CSAIL Event Calendar: Previous Series
Cognitive and Computational Topics in Statistical Language Modeling
Speaker: Tom Griffiths , Brain and Cognitive Sciences Department - MIT
Generative models are widely used in statistical natural language processing, providing an intuitive means of formalizing the problem of recovering latent structure (meaning) from data (words). However, in order to permit exact inference, most applications of generative models use relatively small latent spaces and make strong independence assumptions. I will talk about several projects that employ a different strategy, exploring large (potentially infinite) and complex generative models for text using approximate inference.

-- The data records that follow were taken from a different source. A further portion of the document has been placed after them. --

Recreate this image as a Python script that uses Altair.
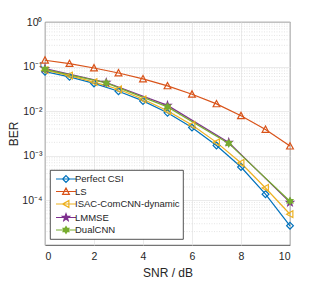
import math
import altair as alt
import pandas as pd

series_names = ["Perfect CSI", "LS", "ISAC-ComCNN-dynamic", "LMMSE", "DualCNN"]
colors = ["#0072BD", "#D95319", "#EDB120", "#7E2F8E", "#77AC30"]
fills = ["transparent", "transparent", "transparent", "#7E2F8E", "#77AC30"]

snr_full = [0, 1, 2, 3, 4, 5, 6, 7, 8, 9, 10]
snr_coarse = [0, 2.5, 5, 7.5, 10]

ber_perfect = [0.077, 0.059, 0.042, 0.028, 0.017, 0.0092, 0.0043, 0.0017, 0.00056, 0.000138, 0.000027]
ber_ls = [0.139, 0.117, 0.093, 0.072, 0.053, 0.037, 0.024, 0.0146, 0.0079, 0.0039, 0.00165]
ber_isac = [0.083, 0.063, 0.045, 0.031, 0.0185, 0.0102, 0.0049, 0.0020, 0.00069, 0.00019, 0.000049]
ber_lmmse = [0.090, 0.044, 0.0135, 0.0020, 0.000090]
ber_dual = [0.087, 0.043, 0.0125, 0.0019, 0.000096]

y_major = [1e-4, 1e-3, 1e-2, 1e-1, 1]
y_minor = [m * 10.0 ** e for e in range(-5, 0) for m in range(2, 10)]
x_ticks = [0, 2, 4, 6, 8, 10]

rows = []
for name, xs, ys in [
    ("Perfect CSI", snr_full, ber_perfect),
    ("LS", snr_full, ber_ls),
    ("ISAC-ComCNN-dynamic", snr_full, ber_isac),
    ("LMMSE", snr_coarse, ber_lmmse),
    ("DualCNN", snr_coarse, ber_dual),
]:
    for x, y in zip(xs, ys):
        rows.append({"series": name, "snr": x, "ber": y})
df = pd.DataFrame(rows)


def star_pts(n, r_in, scale):
    pts = []
    for k in range(2 * n):
        ang = math.radians(-90 + k * 180.0 / n)
        r = 1.0 if k % 2 == 0 else r_in
        pts.append((r * math.cos(ang) * scale, r * math.sin(ang) * scale))
    return "M" + "L".join(f"{x:.3f},{y:.3f}" for x, y in pts) + "Z"


def marker_paths(s):
    return [
        f"M0,{-s}L{s},0L0,{s}L{-s},0Z",
        f"M0,{-s}L{s},{0.85*s}L{-s},{0.85*s}Z",
        f"M{-s},0L{0.85*s},{-s}L{0.85*s},{s}Z",
        star_pts(5, 0.40, s * 1.1),
        star_pts(6, 0.577, s),
    ]


data_shapes = marker_paths(1.0)
legend_shapes = ["M-2,0H2" + p for p in marker_paths(0.68)]

font = "Liberation Sans"
x_scale = alt.Scale(domain=[0, 10], nice=False)
y_scale = alt.Scale(type="log", domain=[1e-5, 1], nice=False)

labexpr = ("datum.value >= 0.5 ? '10⁰' : datum.value >= 0.05 ? '10⁻¹' : "
           "datum.value >= 0.005 ? '10⁻²' : datum.value >= 0.0005 ? '10⁻³' : '10⁻⁴'")

x_axis = alt.Axis(values=x_ticks, title="SNR / dB", grid=True, format="d")
y_axis = alt.Axis(values=y_major, title="BER", grid=True, labelExpr=labexpr)

minor = alt.Chart(pd.DataFrame({"v": y_minor})).mark_rule(
    color="#d4d4d4", strokeWidth=0.6, strokeDash=[1, 1.5]
).encode(y=alt.Y("v:Q", scale=y_scale, axis=y_axis))

base = alt.Chart(df)
lines = base.mark_line(strokeWidth=1.2).encode(
    x=alt.X("snr:Q", scale=x_scale, axis=x_axis),
    y=alt.Y("ber:Q", scale=y_scale, axis=y_axis),
    color=alt.Color("series:N", scale=alt.Scale(domain=series_names, range=colors), legend=None),
    detail="series:N",
)

pts = base.mark_point(size=46, strokeWidth=1.2, opacity=1).encode(
    x=alt.X("snr:Q", scale=x_scale, axis=x_axis),
    y=alt.Y("ber:Q", scale=y_scale, axis=y_axis),
    stroke=alt.Stroke("series:N", scale=alt.Scale(domain=series_names, range=colors), legend=None),
    fill=alt.Fill("series:N", scale=alt.Scale(domain=series_names, range=fills), legend=None),
    shape=alt.Shape("series:N", scale=alt.Scale(domain=series_names, range=data_shapes), legend=None),
)

leg = base.transform_filter("false").mark_point(size=100, strokeWidth=1.2, opacity=1).encode(
    x=alt.X("snr:Q", scale=x_scale, axis=x_axis),
    y=alt.Y("ber:Q", scale=y_scale, axis=y_axis),
    stroke=alt.Stroke("series:N", scale=alt.Scale(domain=series_names, range=colors), title=None),
    fill=alt.Fill("series:N", scale=alt.Scale(domain=series_names, range=fills), title=None),
    shape=alt.Shape("series:N", scale=alt.Scale(domain=series_names, range=legend_shapes), title=None),
)

chart = alt.layer(minor, lines, pts, leg).resolve_scale(
    stroke="independent", fill="independent", shape="independent"
).properties(
    width=245, height=223,
    autosize=alt.AutoSizeParams(type="none"),
    padding={"left": 37, "top": 14, "right": 22, "bottom": 40},
).configure(
    font=font,
).configure_view(
    stroke="#262626", strokeWidth=0.8
).configure_axis(
    domain=False, ticks=False,
    gridColor="#e3e3e3", gridWidth=0.7,
    labelFont=font, labelFontSize=10.5, labelColor="#262626",
    titleFont=font, titleFontSize=12, titleFontWeight="normal", titleColor="#262626",
).configure_axisX(
    labelPadding=6, titlePadding=6,
).configure_axisY(
    labelPadding=3, titlePadding=1,
).configure_legend(
    orient="none", legendX=5, legendY=148,
    fillColor="white", strokeColor="#262626", strokeWidth=0.8,
    padding=3, rowPadding=0.5, labelOffset=3, symbolOffset=7,
    labelFont=font, labelFontSize=9.5, labelColor="#262626",
    symbolStrokeWidth=1.2, symbolSize=100, cornerRadius=0,
)

chart.save("out.html", embed_options={"renderer": "svg", "actions": False})
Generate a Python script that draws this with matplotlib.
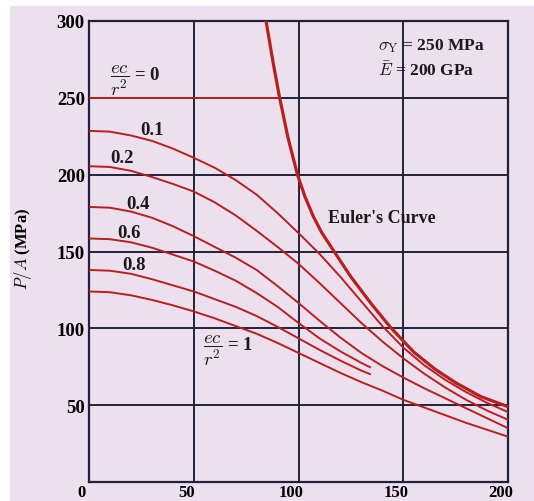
import matplotlib
matplotlib.use('Agg')
import matplotlib.pyplot as plt
from matplotlib.patches import Rectangle
from matplotlib.transforms import ScaledTranslation

# Values: L/r on x, P/A (MPa) on y
lr = [0, 10, 20, 30, 40, 50, 60, 70, 80, 90, 100, 110, 120, 130, 140, 150, 160, 170, 180, 190, 200]
pa_01 = [228.5, 228, 225.5, 222, 217, 211, 204.5, 196.5, 187, 175, 162, 148.5, 133.5, 117.5, 101.5, 87.5, 76, 66.5, 58.5, 51.5, 45.5]
pa_02 = [205.5, 205, 202.5, 198.5, 194, 189, 182, 173.5, 163.5, 153, 142, 129.5, 116.5, 103.5, 91.5, 80.5, 70.5, 61.5, 53.5, 46.5, 40.5]
pa_04 = [179, 178.5, 176, 172, 166.5, 160, 153, 146, 138, 127.5, 116.5, 105, 94, 84, 75.5, 68, 61, 54.5, 48, 41.5, 35]
pa_10 = [124, 123.5, 121.5, 118.5, 115, 111, 106.5, 101.5, 96.5, 90.5, 84, 77.5, 71, 65, 59.5, 53.5, 48.5, 43.5, 38.5, 34, 29.5]

# 0.6 and 0.8 stop short on the chart
lr_short = [0, 10, 20, 30, 40, 50, 60, 70, 80, 90, 100, 110, 120, 130, 134.5]
pa_06 = [158.5, 158, 156, 152.5, 148, 143.5, 137.5, 131, 123, 114, 103.5, 93.5, 85, 77.5, 74.5]
pa_08 = [138, 137.5, 135.5, 132, 128, 124, 119, 114, 108, 101, 93.5, 86, 79, 72.5, 70]

# ec/r^2 = 0 -> flat at yield stress until it meets Euler
flat_lr = [0, 91]
flat_pa = [250, 250]

euler_lr = [84.5, 88, 91, 95, 99.5, 103, 107, 111, 117, 125, 135, 144, 155, 165, 175, 187, 200]
euler_pa = [300, 272, 250, 224, 200, 186, 173, 162.5, 150, 133.5, 115.5, 100.5, 84.6, 73.6, 64.6, 55.6, 49]

x_ticks = [0, 50, 100, 150, 200]
y_ticks = [50, 100, 150, 200, 250, 300]

paper = '#ECDFEE'
red = '#B8201E'
ink = '#22223A'

plt.rcParams['mathtext.fontset'] = 'cm'
serif = 'Liberation Serif'

fig = plt.figure(figsize=(5.34, 5.02), dpi=100, facecolor=paper)
# white scan border on left / top
fig.patches.append(Rectangle((0, 0), 10 / 534, 1, transform=fig.transFigure, fc='white', ec='none', zorder=-5))
fig.patches.append(Rectangle((0, 1 - 7 / 502), 1, 7 / 502, transform=fig.transFigure, fc='white', ec='none', zorder=-5))

ax = fig.add_axes([89 / 534, 19 / 502, 419 / 534, 461 / 502])
ax.set_facecolor(paper)

curve_kw = dict(color=red, linewidth=1.4, solid_capstyle='butt', zorder=3)
ax.plot(flat_lr, flat_pa, **curve_kw)
for y in (pa_01, pa_02, pa_04, pa_10):
    ax.plot(lr, y, **curve_kw)
for y in (pa_06, pa_08):
    ax.plot(lr_short, y, **curve_kw)
ax.plot(euler_lr, euler_pa, color=red, linewidth=2.3, zorder=4)

ax.set_xlim(0, 200)
ax.set_ylim(0, 300)
ax.set_xticks(x_ticks)
ax.set_yticks(y_ticks)
ax.grid(True, color=ink, linewidth=1.4)
ax.set_axisbelow(True)
for s in ax.spines.values():
    s.set_color(ink)
    s.set_linewidth(1.6)

ax.tick_params(length=0, pad=3, labelsize=13.5)
for lab in ax.get_xticklabels() + ax.get_yticklabels():
    lab.set_fontfamily(serif)
    lab.set_fontweight('bold')
ax.tick_params(axis='x', pad=1.5, labelsize=12)
for lab in ax.get_xticklabels():
    lab.set_transform(lab.get_transform() + ScaledTranslation(-0.07, 0, fig.dpi_scale_trans))

ax.set_ylabel(r'$P/A$ (MPa)', fontfamily=serif, fontweight='bold', fontsize=12)
ax.yaxis.set_label_coords(-0.131, 0.508)

txt = dict(fontfamily=serif, fontweight='bold', color='#1a1a1a', va='center', ha='left', zorder=5)
ax.text(10, 262, r'$\dfrac{ec}{r^2}$ = 0', fontsize=13.5, **txt)
ax.text(24.3, 229.6, '0.1', fontsize=13.5, **txt)
ax.text(10, 211, '0.2', fontsize=13.5, **txt)
ax.text(18, 181, '0.4', fontsize=13.5, **txt)
ax.text(13.4, 162.5, '0.6', fontsize=13.5, **txt)
ax.text(15.8, 141.6, '0.8', fontsize=13.5, **txt)
ax.text(54.4, 86, r'$\dfrac{ec}{r^2}$ = 1', fontsize=13.5, **txt)
ax.text(138, 284.4, r'$\sigma_\mathrm{Y}$ = 250 MPa', fontsize=12.5, **txt)
ax.text(138, 268.2, r'$\bar{E}$ = 200 GPa', fontsize=12.5, **txt)
ax.text(114, 172.4, "Euler's Curve", fontsize=13, **txt)

fig.savefig('out.png', dpi=100, facecolor=paper)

The latent structures postulated in these models are useful for analyzing the content of sets of documents, and for predicting and explaining various aspects of human linguistic cognition. The common theme is the idea of representing documents as mixtures of probabilistic topics, as in Latent Dirichlet Allocation (LDA; Blei, Ng, & Jordan, 2003). I will present a simple Markov chain Monte Carlo algorithm for LDA, discuss applications of this algorithm to a corpus of scientific documents and to predicting human word association, and present extensions to this model that allow more complex dependencies between words in a document and between topics in a corpus. This is joint work with Mark Steyvers, Josh Tenenbaum, Dave Blei, and Mike Jordan.